И тут как назло начинается полное сумасшествие. Куда-то исчезает Леня Толстый…
- А, это тот, которого мы как-то видели в городе?
- Не видели мы его. Если бы мы его видели в городе, он бы тут уже дневал и ночевал. Он живет сейчас в Израиле. Международный мастер по вольной борьбе, метр девяносто пять… И Ника исчезает - тот вообще убийца. Ника в свое время был главным получателем карточных и цеховых долгов. Он приходил к людям с саквояжем с хирургическим инстрУментом, медленно раскладывал это все и говорил: «Ну, что будем тебе удалять - глаз, нос или ухо? Выбирай». И сам при этом так выглядел - около двух метров роста, вот такие плечи, - что ему сразу все отдавали. Ну, если он Толстого просто брал и бил им об пол. У меня в хате ногами Толстого люстру разбил…
Так вот. Я начинаю метаться по городу, искать их, чтобы подогнать к двенадцати на выяснение отношений.
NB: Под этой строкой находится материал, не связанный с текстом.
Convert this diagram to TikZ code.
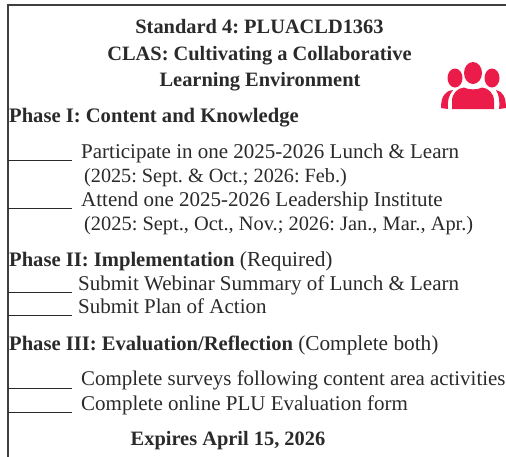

Мечусь-мечусь-мечусь и никого не могу найти. Ну, это же всегда так - когда не надо, так их из хаты выгнать нельзя, а когда они нужны, так непонятно, в каком кильдиме они засели.
А я же тогда жил с Олей Львовской - главной кентухой всех львовских воров и бандитов. Она долгие годы общалась там с блатными, ну, и знала, как с ними правильно говорить… Я говорю: «Оля, беги на стрелку перебить время». Описал ей как выглядит Сережа Музыкант… Ну, а сам все так же продолжаю рысачить по городу - искать Нику и Толстого.
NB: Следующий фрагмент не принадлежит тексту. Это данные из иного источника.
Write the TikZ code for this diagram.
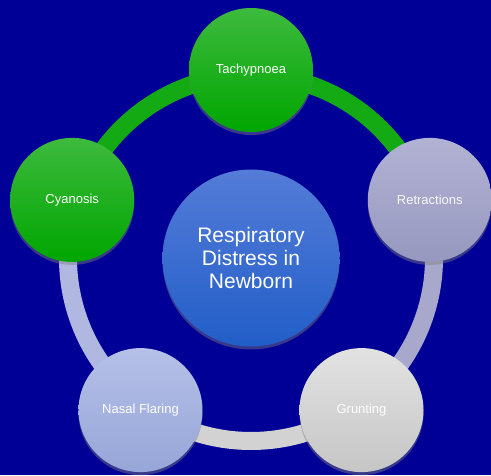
\documentclass[tikz,border=0pt]{standalone}
\usepackage{fontspec}
\setmainfont{Liberation Sans}
\usetikzlibrary{shadows}
\definecolor{bgblue}{RGB}{0,0,150}
\definecolor{hubtop}{RGB}{84,124,216}
\definecolor{hubbot}{RGB}{34,94,200}
\definecolor{grtop}{RGB}{62,186,62}
\definecolor{grbot}{RGB}{0,166,0}
\definecolor{ringgreen}{RGB}{20,170,20}
\definecolor{retop}{RGB}{178,178,212}
\definecolor{rebot}{RGB}{150,152,190}
\definecolor{rering}{RGB}{168,168,204}
\definecolor{gutop}{RGB}{226,226,226}
\definecolor{gubot}{RGB}{198,198,198}
\definecolor{guring}{RGB}{210,210,210}
\definecolor{natop}{RGB}{182,192,232}
\definecolor{nabot}{RGB}{150,166,216}
\definecolor{naring}{RGB}{176,184,226}
\pgfdeclarelayer{bg}
\pgfdeclarelayer{ring}
\pgfsetlayers{bg,ring,main}
\begin{document}
\begin{tikzpicture}[x=1pt, y=1pt,
  hub/.style = {circle, minimum size=177pt, inner sep=0pt, align=center, text=white,
    font=\fontsize{21}{23}\selectfont, top color=hubtop, bottom color=hubbot,
    drop shadow={shadow xshift=0pt, shadow yshift=-3pt, opacity=0.45}},
  leaf/.style = {circle, minimum size=124pt, inner sep=0pt, text=white,
    font=\fontsize{13}{15}\selectfont,
    drop shadow={shadow xshift=0pt, shadow yshift=-3pt, opacity=0.45}},
  ring/.style = {line width=18pt}]
\begin{pgfonlayer}{bg}
\fill[bgblue] (0,0) rectangle (491,475);
\end{pgfonlayer}
\useasboundingbox (0,0) rectangle (491,475);

\node[hub] (hub) at (251,217) {Respiratory\\Distress in\\Newborn};

\node[leaf, top color=grtop, bottom color=grbot] (tachy) at ([shift={(90:188)}]hub) {Tachypnoea};
\node[leaf, top color=retop, bottom color=rebot, text=white!92!retop] (retr) at ([shift={(18:188)}]hub) {Retractions};
\node[leaf, top color=gutop, bottom color=gubot] (grunt) at ([shift={(-54:188)}]hub) {Grunting};
\node[leaf, top color=natop, bottom color=nabot] (nasal) at ([shift={(-126:188)}]hub) {Nasal Flaring};
\node[leaf, top color=grtop, bottom color=grbot] (cyan) at ([shift={(162:188)}]hub) {Cyanosis};

% ring behind the circles
\begin{pgfonlayer}{ring}
\draw[ring, ringgreen] ([shift={(162:183)}]hub.center) arc[start angle=162, end angle=18, radius=183];
\draw[ring, rering] ([shift={(18:183)}]hub.center) arc[start angle=18, end angle=-54, radius=183];
\draw[ring, guring] ([shift={(-54:183)}]hub.center) arc[start angle=-54, end angle=-126, radius=183];
\draw[ring, naring] ([shift={(-126:183)}]hub.center) arc[start angle=-126, end angle=-198, radius=183];
\end{pgfonlayer}

\end{tikzpicture}
\end{document}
Подходит Оля к «Красному». К ней подъезжают, спрашивают: «А где же Леня с людьми?» Она им отвечает: «Вы так неожиданно появились. Леня пока не успел людей собрать». Они сажают ее в микроавтобус, который принадлежал Алику Портному…
- Кто такой Алик Портной?
- Алик Портной держал весь джинспошив в Одессе. Короче, сажают Олю в микроавтобус и начинают возить вокруг квартала у филармонии. И говорят: «Ну, раз Леня прислал вместо себя телку, то мы тебя будем сейчас хором ебать». Тут она им такое рассказала, что они ее сразу выпустили - мол, иди, девушка, иди, Бога ради.
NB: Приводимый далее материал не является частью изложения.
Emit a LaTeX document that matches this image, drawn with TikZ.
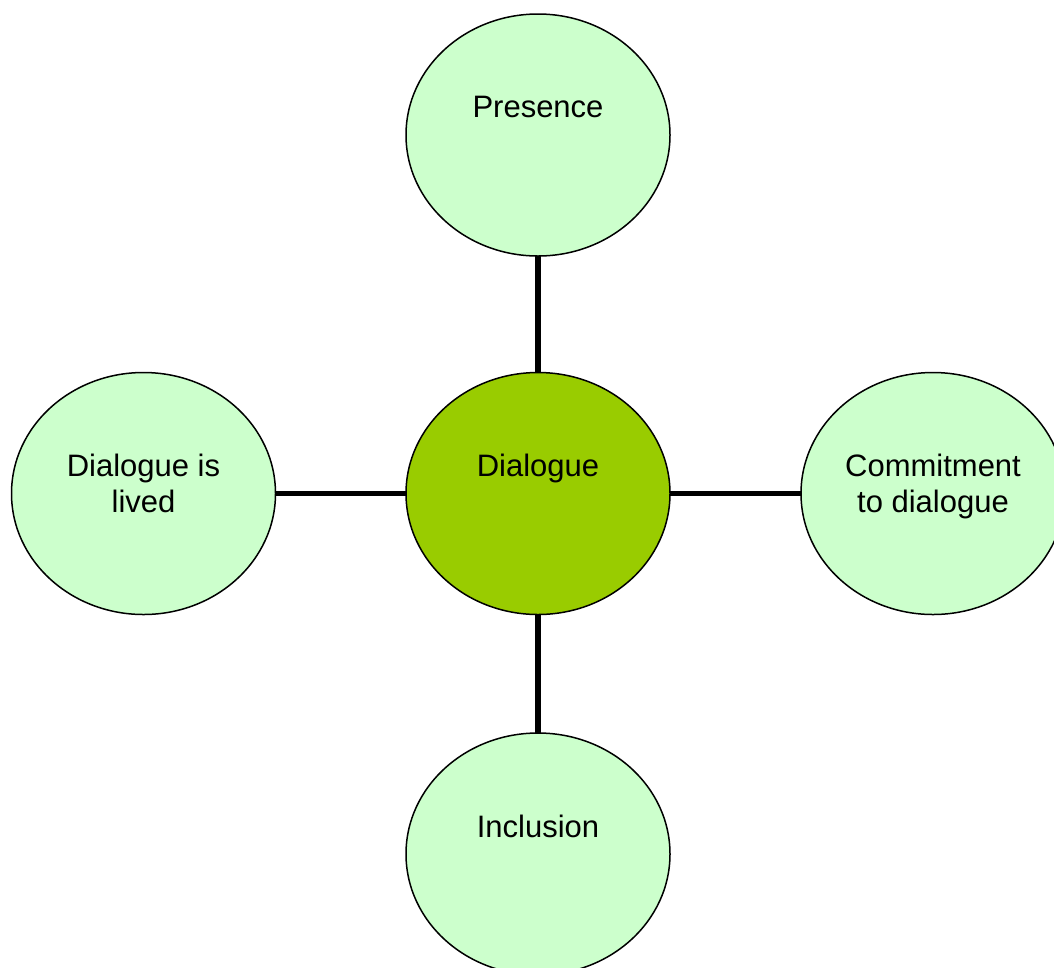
\documentclass[tikz,border=0pt]{standalone}
\usepackage{fontspec}
\setmainfont{Liberation Sans}
\usetikzlibrary{shapes.geometric}
\begin{document}
\begin{tikzpicture}[x=1pt,y=-1pt,
  bubble/.style={ellipse,draw=black,line width=1.5pt,fill=lightg,minimum width=264pt,minimum height=242pt,inner sep=0pt,outer sep=0pt},
  hub/.style={bubble,fill=hubg},
  lbl/.style={anchor=north,inner sep=0pt,align=center,font=\fontsize{31pt}{36pt}\selectfont},
  link/.style={line width=5.5pt,black}]
\definecolor{lightg}{HTML}{CCFFCC}
\definecolor{hubg}{HTML}{99CC00}
\useasboundingbox (0,0) rectangle (1054,967);
\node[bubble] (pres) at (538,135) {};
\node[hub] (dia) at (538,493.5) {};
\node[bubble] (lived) at (143.5,493.5) {};
\node[bubble] (comm) at (933,493.5) {};
\node[bubble] (incl) at (538,854) {};
\node[lbl] (tpres) at (538,96) {Presence};
\node[lbl] (tdia) at (538,454) {Dialogue};
\node[lbl] (tlived) at (143.5,454) {Dialogue is\\lived};
\node[lbl] (tcomm) at (933,454) {Commitment\\to dialogue};
\node[lbl] (tincl) at (538,815) {Inclusion};
\draw[link] (pres.south) -- (dia.north);
\draw[link] (dia.south) -- (incl.north);
\draw[link] (lived.east) -- (dia.west);
\draw[link] (dia.east) -- (comm.west);
\end{tikzpicture}
\end{document}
- Что же она им рассказала?
- Ну, если она дружила с Борей Головой - воровским судьей Львова, - догадываешься, что она могла им рассказать?
В общем, Оля перебила стрелку на пять вечера. К пяти я уже прихожу с Никой и Толстым. Навстречу выходят Арсен, Сережа Музыкант и еще бригадные. Все происходит прямо напротив бара «Красный». На углу стоит какой-то «жигули». И мы впятером - я, Ника, Толстый и Арсен с Сережей, - садимся в эти «жигули». Ника с Толстым садятся на заднее сиденье, а впереди - Арсен и Сережа Музыкант.
- А ты где?
- А я сижу у Ники на коленях. И тут я смотрю, начинаются какие-то переглядывания… Во-первых, я вижу как переглядываются Леня Толстый с Арсеном - то есть понятно, что они явно знакомы... потом Арсен так посматривает на Нику очень осторожно… А тут Сережа Музыкант - его явно перемыкает, он был то ли обкуренный, то ли вмазанный, - достает вдруг нож и говорит: «Ну что, будем резать?» Арсен его останавливает - мол, угомонись, тут Ника, как бы не вышло наоборот…
Дальше начинается хуй знает что.
- А что конкретно?
- Арсен мне говорит: «Слушай, ты начал штрафовать парня. Ну, судя по тому, с кем ты сейчас пришел, ты прекрасно знаешь, что в городе главная штрафовальная бригада - это мы. Это наш хлеб. И ты должен был обратиться к нам. То есть ты нарушил закон. Залез к нам в карман. Теперь будем штрафовать мы тебя. Ты молодой, художник - мы с тебя много не возьмем. Ты должен пятерку. Сроку тебе - неделя». Я говорю: «Отлично». И мы с Никой и Толстым выходим из машины.